Closed
Description
Two things in tslib
look slightly fishy, merit double-checking.
https://github.com/pandas-dev/pandas/blob/master/pandas/_libs/tslib.pyx#L3617
cpdef int64_t tz_convert_single(int64_t val, object tz1, object tz2):
[...]
if get_timezone(tz2) == 'UTC':
return utc_date
if is_tzlocal(tz2):
pandas_datetime_to_datetimestruct(val, PANDAS_FR_ns, &dts) # <--- Is this right?
dt = datetime(dts.year, dts.month, dts.day, dts.hour,
dts.min, dts.sec, dts.us, tz2)
delta = int(get_utcoffset(tz2, dt).total_seconds()) * 1000000000
return utc_date + delta
[...]
return utc_date + offset
The piece that looks off is the use of val
instead of utc_date
. The analogous portion of tz_convert
reads:
if is_tzlocal(tz2):
for i in range(n):
v = utc_dates[i]
if v == NPY_NAT:
result[i] = NPY_NAT
else:
pandas_datetime_to_datetimestruct(v, PANDAS_FR_ns, &dts) # < --- Is this right?

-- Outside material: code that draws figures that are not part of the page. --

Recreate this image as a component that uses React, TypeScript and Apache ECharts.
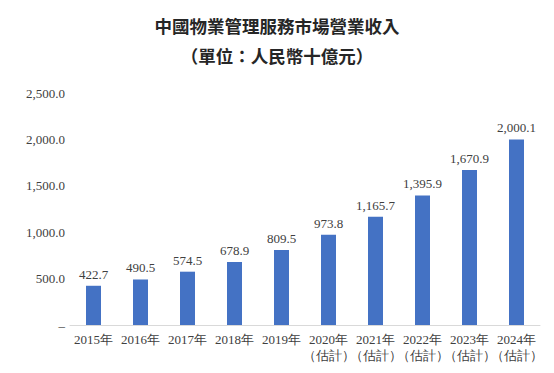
import React, { useEffect, useRef } from "react";
import * as echarts from "echarts";

const categories = ["2015年", "2016年", "2017年", "2018年", "2019年", "2020年\n（估計）", "2021年\n（估計）", "2022年\n（估計）", "2023年\n（估計）", "2024年\n（估計）"];
const values = [422.7, 490.5, 574.5, 678.9, 809.5, 973.8, 1165.7, 1395.9, 1670.9, 2000.1];
const titleLines = ["中國物業管理服務市場營業收入", "（單位：人民幣十億元）"];

const fmt = (v: number) =>
  v.toLocaleString("en-US", { minimumFractionDigits: 1, maximumFractionDigits: 1 });

export default function App() {
  const ref = useRef<HTMLDivElement>(null);
  useEffect(() => {
    const chart = echarts.init(ref.current!, null, { renderer: "svg" });
    chart.setOption({
      animation: false,
      backgroundColor: "#ffffff",
      title: {
        text: titleLines.join("\n"),
        left: "center",
        top: 5,
        textStyle: {
          fontFamily: "Noto Sans CJK TC",
          fontSize: 17.5,
          fontWeight: "bold",
          color: "#262626",
          lineHeight: 30,
        },
      },
      grid: { left: 70, right: 14, top: 93, bottom: 48 },
      xAxis: {
        type: "category",
        data: categories,
        axisLine: { show: true, lineStyle: { color: "#d9d9d9", width: 1 } },
        axisTick: { show: false },
        axisLabel: {
          interval: 0,
          fontFamily: "Liberation Serif",
          fontSize: 13,
          color: "#404040",
          lineHeight: 16,
          margin: 6,
        },
      },
      yAxis: {
        type: "value",
        min: 0,
        max: 2500,
        interval: 500,
        splitLine: { show: false },
        axisLine: { show: false },
        axisTick: { show: false },
        axisLabel: {
          fontFamily: "Liberation Serif",
          fontSize: 13,
          color: "#404040",
          margin: 5,
          formatter: (v: number) => (v === 0 ? "–" : fmt(v)),
        },
      },
      series: [
        {
          type: "bar",
          data: values,
          barWidth: 15,
          itemStyle: { color: "#4472C4" },
          label: {
            show: true,
            position: "top",
            distance: 5,
            fontFamily: "Liberation Serif",
            fontSize: 13,
            color: "#404040",
            formatter: (p: any) => fmt(p.value),
          },
        },
      ],
    });
    return () => chart.dispose();
  }, []);
  return <div ref={ref} style={{ width: 554, height: 373, position: "absolute", left: 0, top: 0 }} />;
}
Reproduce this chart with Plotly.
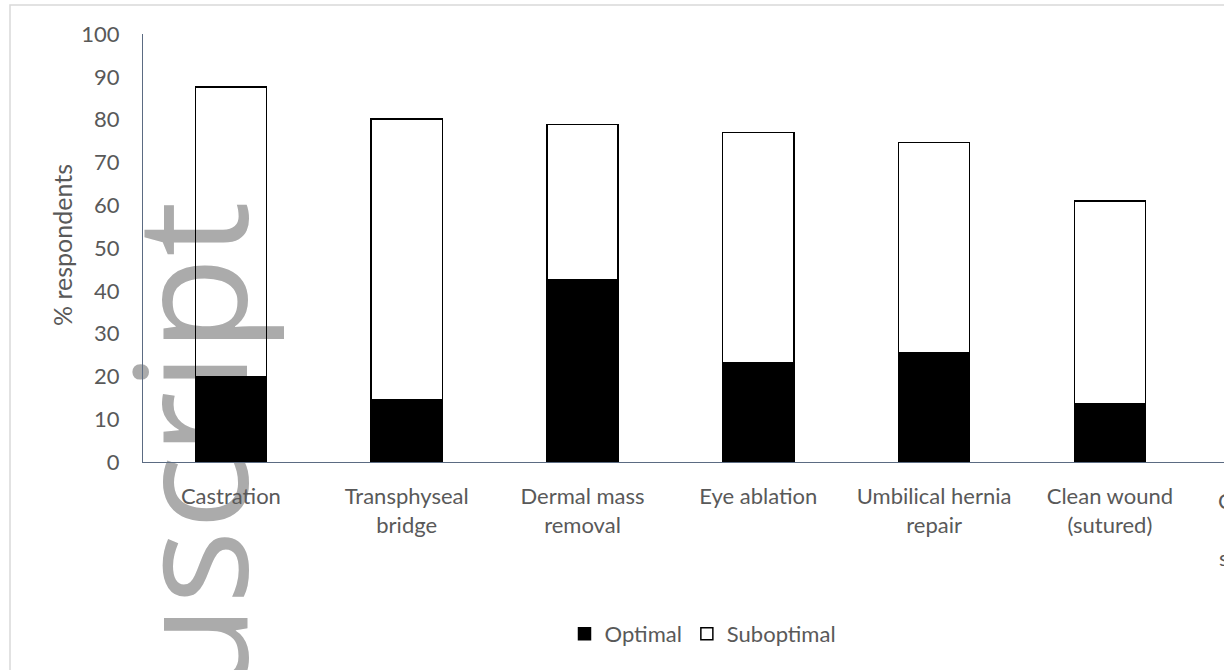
import plotly.graph_objects as go

# Surgical procedures and the share of respondents giving each answer
categories = [
    "Castration",
    "Transphyseal<br>bridge",
    "Dermal mass<br>removal",
    "Eye ablation",
    "Umbilical hernia<br>repair",
    "Clean wound<br>(sutured)",
]
optimal = [20.0, 14.5, 42.5, 23.3, 25.5, 13.6]
suboptimal = [67.6, 65.6, 36.3, 53.7, 49.2, 47.4]
y_ticks = list(range(0, 101, 10))
y_title = "% respondents"
next_category = "Contaminated<br>wound<br>surgical repair"

# pixel layout helpers
W, H = 1224, 670
L, R, T, B = 143, 0, 34, 208
PW, PH = W - L - R, H - T - B
CAT_PX = 175.8  # width of one category slot


def px(xp):
    return (xp - L) / PW


def py(yp):
    return (H - B - yp) / PH


AXIS = "#5b6b82"
TEXT = "#595959"
FONT = "Lato"

fig = go.Figure()
fig.add_trace(go.Bar(
    name="Optimal", x=categories, y=optimal,
    marker=dict(color="black", line=dict(color="black", width=1.5)),
))
fig.add_trace(go.Bar(
    name="Suboptimal", x=categories, y=suboptimal,
    marker=dict(color="rgba(255,255,255,0)", line=dict(color="black", width=1.5)),
))

fig.update_layout(
    width=W, height=H,
    margin=dict(l=L, r=R, t=T, b=B, autoexpand=False),
    barmode="stack", bargap=0.595,
    plot_bgcolor="rgba(0,0,0,0)", paper_bgcolor="white",
    font=dict(family=FONT, size=22, color=TEXT),
    showlegend=True,
    legend=dict(
        orientation="h", traceorder="normal",
        x=px(703), xanchor="center", y=py(634), yanchor="middle",
        font=dict(family=FONT, size=22, color=TEXT),
        itemwidth=30, bgcolor="rgba(0,0,0,0)",
    ),
    xaxis=dict(
        range=[-0.5, -0.5 + PW / CAT_PX],
        showline=True, linecolor=AXIS, linewidth=1,
        showgrid=False, zeroline=False, ticks="",
        ticklabelstandoff=15,
        tickfont=dict(family=FONT, size=22, color=TEXT),
    ),
    yaxis=dict(
        range=[0, 100], tickvals=y_ticks,
        showline=True, linecolor=AXIS, linewidth=1,
        showgrid=False, zeroline=False, ticks="",
        ticklabelstandoff=18,
        tickfont=dict(family=FONT, size=22, color=TEXT),
    ),
)

# y-axis title
fig.add_annotation(
    text=y_title, xref="paper", yref="paper",
    x=px(62), y=py(245), xanchor="center", yanchor="middle",
    textangle=-90, showarrow=False,
    font=dict(family=FONT, size=25, color=TEXT),
)

# chart frame
fig.add_shape(
    type="rect", xref="paper", yref="paper", layer="below",
    x0=px(10), x1=px(W + 50), y0=py(H + 50), y1=py(5),
    line=dict(color="#d9d9d9", width=1.5), fillcolor="rgba(0,0,0,0)",
)

# watermark behind the plot
fig.add_shape(
    type="rect", xref="paper", yref="paper", layer="below",
    x0=px(192), x1=px(202), y0=py(617), y1=py(607),
    line=dict(width=0), fillcolor="rgba(0,0,0,0)",
    label=dict(text="Manuscript", textangle=-90, textposition="middle center",
               font=dict(family="Open Sans", size=156, color="#ababab")),
)

# label of the next category running off the right edge
fig.add_annotation(
    text=next_category, xref="paper", yref="paper",
    x=px(L + 6.5 * CAT_PX), y=py(485), xanchor="center", yanchor="top",
    showarrow=False, align="center",
    font=dict(family=FONT, size=22, color=TEXT),
)

fig.write_html("out.html")
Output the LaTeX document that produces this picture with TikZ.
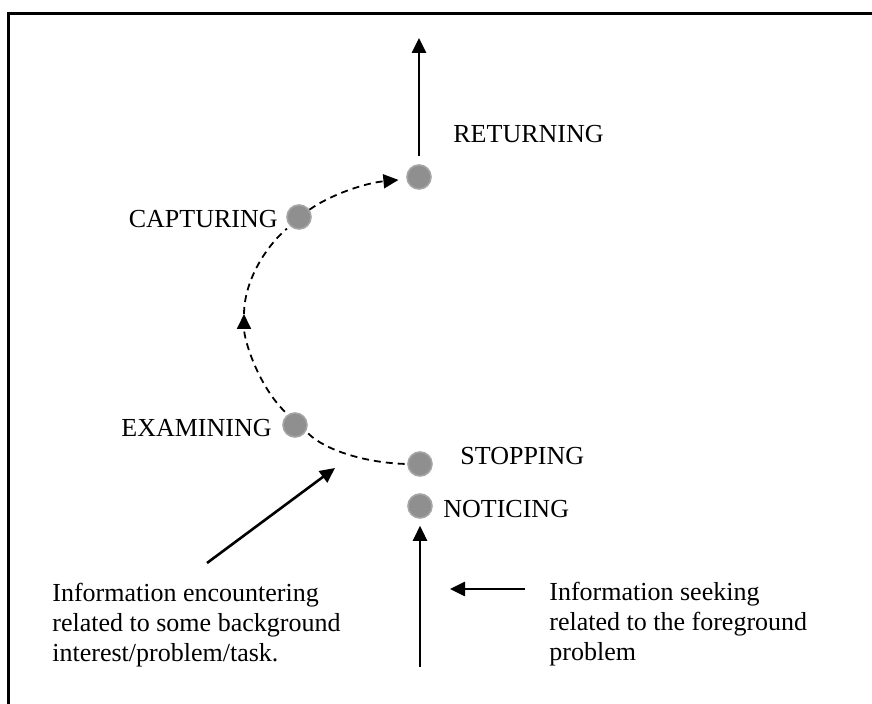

dt = datetime(dts.year, dts.month, dts.day, dts.hour,
dts.min, dts.sec, dts.us, tz2)
delta = (int(get_utcoffset(tz2, dt).total_seconds())
* 1000000000)
result[i] = v + delta
i.e. these appear inconsistent. Adding an assertion assert utc_date == val
to the relevant case in tz_convert_single
does not cause any test failures. Can someone confirm that this is correct as-is?
_localize_tso
has a catch-all branch that looks like it should never be hit. If that is correct, then this can be simplified a decent amount.